* [Set exercise] Retype, word for word, the lines between the ones holding "Generate a LaTeX" and "(0,0) rectangle (1912,1106);", inclusive; pictures stay out of the copy.

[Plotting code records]
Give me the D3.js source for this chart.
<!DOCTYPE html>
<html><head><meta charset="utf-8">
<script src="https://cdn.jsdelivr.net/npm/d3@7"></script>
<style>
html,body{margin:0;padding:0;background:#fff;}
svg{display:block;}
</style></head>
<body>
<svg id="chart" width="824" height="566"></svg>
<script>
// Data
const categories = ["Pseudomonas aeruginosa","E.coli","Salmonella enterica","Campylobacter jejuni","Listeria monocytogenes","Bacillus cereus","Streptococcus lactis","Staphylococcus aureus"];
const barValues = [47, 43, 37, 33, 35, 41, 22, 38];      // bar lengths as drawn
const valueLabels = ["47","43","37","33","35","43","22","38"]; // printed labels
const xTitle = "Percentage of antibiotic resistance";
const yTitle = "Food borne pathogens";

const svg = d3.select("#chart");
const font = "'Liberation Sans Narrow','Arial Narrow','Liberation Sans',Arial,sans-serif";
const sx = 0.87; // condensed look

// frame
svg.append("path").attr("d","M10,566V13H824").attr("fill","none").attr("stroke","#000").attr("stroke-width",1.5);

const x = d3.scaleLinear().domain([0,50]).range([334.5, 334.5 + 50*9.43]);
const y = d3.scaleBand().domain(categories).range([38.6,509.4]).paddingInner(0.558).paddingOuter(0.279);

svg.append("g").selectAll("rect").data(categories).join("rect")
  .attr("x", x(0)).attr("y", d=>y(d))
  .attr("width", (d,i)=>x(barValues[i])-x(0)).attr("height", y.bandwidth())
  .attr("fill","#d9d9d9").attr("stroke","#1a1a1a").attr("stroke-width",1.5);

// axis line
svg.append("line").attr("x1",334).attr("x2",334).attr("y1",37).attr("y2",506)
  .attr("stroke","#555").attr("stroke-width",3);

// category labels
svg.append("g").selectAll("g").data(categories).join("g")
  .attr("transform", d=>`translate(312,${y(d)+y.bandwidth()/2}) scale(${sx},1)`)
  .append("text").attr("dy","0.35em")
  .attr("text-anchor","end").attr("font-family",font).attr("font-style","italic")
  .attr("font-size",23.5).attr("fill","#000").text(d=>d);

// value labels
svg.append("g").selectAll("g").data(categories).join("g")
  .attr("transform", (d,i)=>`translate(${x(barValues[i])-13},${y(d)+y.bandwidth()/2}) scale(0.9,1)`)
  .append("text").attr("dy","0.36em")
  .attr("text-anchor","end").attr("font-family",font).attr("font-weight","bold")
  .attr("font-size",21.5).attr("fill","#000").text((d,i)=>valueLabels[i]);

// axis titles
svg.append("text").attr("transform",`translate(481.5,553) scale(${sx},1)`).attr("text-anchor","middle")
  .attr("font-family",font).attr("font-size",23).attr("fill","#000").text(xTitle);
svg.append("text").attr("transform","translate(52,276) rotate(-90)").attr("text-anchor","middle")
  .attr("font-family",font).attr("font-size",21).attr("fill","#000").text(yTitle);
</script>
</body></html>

---

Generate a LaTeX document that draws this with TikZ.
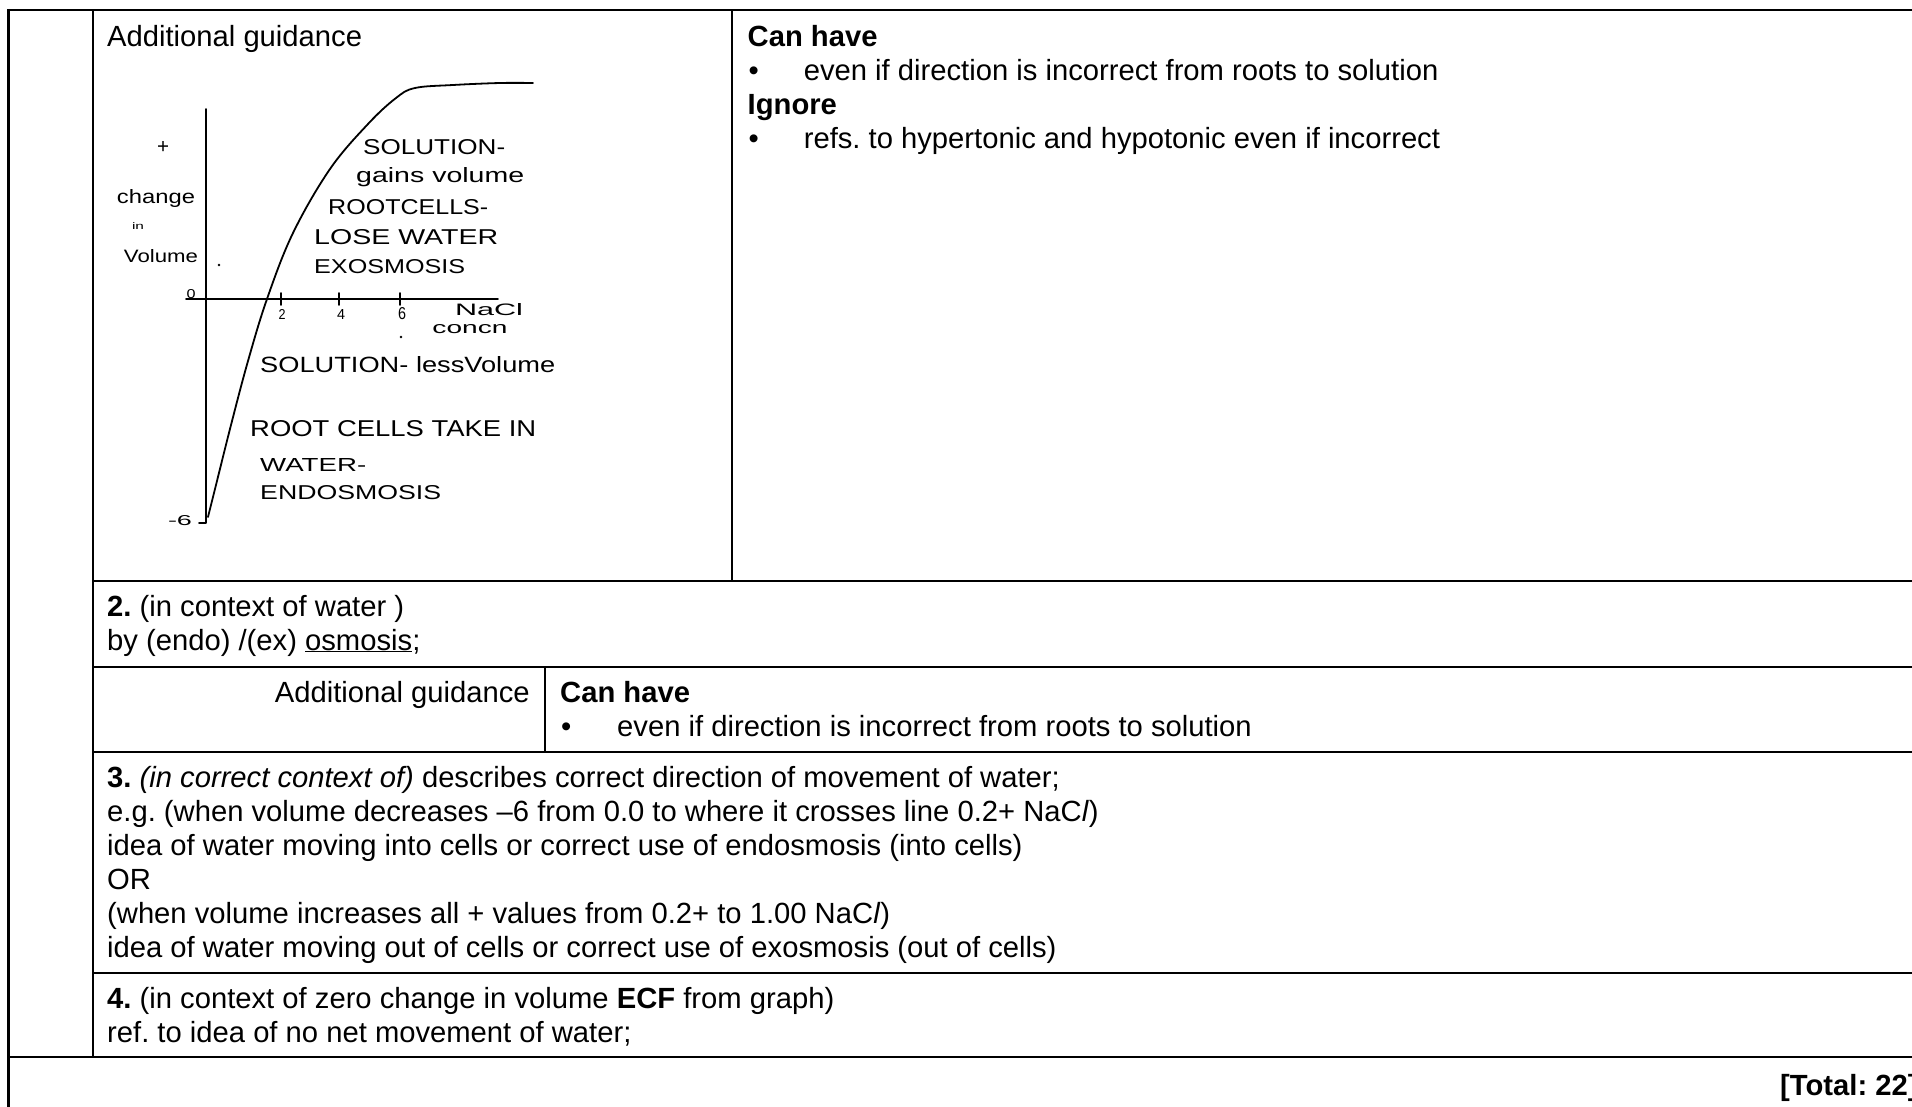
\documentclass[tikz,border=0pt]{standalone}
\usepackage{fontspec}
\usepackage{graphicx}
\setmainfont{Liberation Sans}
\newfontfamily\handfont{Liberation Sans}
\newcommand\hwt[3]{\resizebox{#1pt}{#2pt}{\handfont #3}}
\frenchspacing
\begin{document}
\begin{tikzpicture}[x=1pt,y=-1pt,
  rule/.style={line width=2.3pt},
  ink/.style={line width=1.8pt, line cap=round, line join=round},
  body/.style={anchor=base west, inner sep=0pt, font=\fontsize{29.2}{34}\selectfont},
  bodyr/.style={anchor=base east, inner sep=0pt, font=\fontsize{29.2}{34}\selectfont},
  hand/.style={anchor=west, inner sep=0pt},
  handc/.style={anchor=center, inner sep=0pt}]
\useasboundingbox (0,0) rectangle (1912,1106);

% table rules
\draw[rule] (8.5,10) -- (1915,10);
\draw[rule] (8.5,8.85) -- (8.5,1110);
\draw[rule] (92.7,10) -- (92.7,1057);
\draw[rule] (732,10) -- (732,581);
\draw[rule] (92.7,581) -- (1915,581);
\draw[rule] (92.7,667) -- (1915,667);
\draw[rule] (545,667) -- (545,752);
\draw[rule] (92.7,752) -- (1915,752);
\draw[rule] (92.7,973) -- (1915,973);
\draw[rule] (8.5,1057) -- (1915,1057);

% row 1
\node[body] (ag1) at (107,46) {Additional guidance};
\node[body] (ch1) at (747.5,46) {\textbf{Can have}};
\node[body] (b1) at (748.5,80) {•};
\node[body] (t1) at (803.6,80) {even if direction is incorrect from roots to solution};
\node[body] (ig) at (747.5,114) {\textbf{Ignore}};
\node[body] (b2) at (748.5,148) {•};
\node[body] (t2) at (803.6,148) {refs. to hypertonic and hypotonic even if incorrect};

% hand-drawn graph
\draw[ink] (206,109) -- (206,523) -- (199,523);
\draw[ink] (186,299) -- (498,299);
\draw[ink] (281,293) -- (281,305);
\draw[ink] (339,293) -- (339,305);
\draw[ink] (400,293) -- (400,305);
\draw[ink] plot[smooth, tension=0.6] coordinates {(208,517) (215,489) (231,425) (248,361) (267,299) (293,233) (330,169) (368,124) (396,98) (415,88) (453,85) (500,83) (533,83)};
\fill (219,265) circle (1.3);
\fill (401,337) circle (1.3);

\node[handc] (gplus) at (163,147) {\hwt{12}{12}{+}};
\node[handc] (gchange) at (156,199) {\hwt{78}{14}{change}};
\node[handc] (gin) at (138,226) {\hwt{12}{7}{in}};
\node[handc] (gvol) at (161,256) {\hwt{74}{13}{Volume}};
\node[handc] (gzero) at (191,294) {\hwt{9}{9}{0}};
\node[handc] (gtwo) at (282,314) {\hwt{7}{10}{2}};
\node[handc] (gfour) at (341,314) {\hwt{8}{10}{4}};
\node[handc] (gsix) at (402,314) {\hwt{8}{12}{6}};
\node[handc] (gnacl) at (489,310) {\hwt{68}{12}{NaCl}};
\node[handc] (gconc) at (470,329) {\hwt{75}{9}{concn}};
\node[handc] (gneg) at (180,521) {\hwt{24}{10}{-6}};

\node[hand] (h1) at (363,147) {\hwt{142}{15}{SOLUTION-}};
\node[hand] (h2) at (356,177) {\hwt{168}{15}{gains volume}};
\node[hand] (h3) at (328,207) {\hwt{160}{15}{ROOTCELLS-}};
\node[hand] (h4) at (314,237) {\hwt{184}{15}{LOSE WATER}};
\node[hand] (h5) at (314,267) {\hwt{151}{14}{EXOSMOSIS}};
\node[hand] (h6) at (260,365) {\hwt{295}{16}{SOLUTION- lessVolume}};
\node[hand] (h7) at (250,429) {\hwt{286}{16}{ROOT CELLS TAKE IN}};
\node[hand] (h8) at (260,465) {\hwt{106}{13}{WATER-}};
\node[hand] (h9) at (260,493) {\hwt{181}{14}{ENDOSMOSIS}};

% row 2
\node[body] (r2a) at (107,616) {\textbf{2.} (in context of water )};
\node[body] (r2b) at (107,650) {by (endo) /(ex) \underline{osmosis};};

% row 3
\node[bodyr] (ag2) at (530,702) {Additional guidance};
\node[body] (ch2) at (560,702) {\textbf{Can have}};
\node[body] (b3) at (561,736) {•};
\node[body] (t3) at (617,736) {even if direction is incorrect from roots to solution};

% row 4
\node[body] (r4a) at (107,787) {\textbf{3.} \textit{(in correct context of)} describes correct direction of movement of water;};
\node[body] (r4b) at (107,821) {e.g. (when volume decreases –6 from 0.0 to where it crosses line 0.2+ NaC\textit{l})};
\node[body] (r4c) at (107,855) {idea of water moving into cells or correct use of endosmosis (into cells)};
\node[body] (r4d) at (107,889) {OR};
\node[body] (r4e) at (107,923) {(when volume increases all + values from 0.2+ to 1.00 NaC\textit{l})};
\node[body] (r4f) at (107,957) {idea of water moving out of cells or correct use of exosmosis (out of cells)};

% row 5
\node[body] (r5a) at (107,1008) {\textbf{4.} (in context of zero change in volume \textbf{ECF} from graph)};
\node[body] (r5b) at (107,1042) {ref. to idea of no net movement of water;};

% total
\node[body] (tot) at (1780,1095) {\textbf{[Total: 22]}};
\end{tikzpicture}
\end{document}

* [Solution for this task]
Generate a LaTeX document that draws this with TikZ.
\documentclass[tikz,border=0pt]{standalone}
\usepackage{fontspec}
\usepackage{graphicx}
\setmainfont{Liberation Sans}
\newfontfamily\handfont{Liberation Sans}
\newcommand\hwt[3]{\resizebox{#1pt}{#2pt}{\handfont #3}}
\frenchspacing
\begin{document}
\begin{tikzpicture}[x=1pt,y=-1pt,
  rule/.style={line width=2.3pt},
  ink/.style={line width=1.8pt, line cap=round, line join=round},
  body/.style={anchor=base west, inner sep=0pt, font=\fontsize{29.2}{34}\selectfont},
  bodyr/.style={anchor=base east, inner sep=0pt, font=\fontsize{29.2}{34}\selectfont},
  hand/.style={anchor=west, inner sep=0pt},
  handc/.style={anchor=center, inner sep=0pt}]
\useasboundingbox (0,0) rectangle (1912,1106);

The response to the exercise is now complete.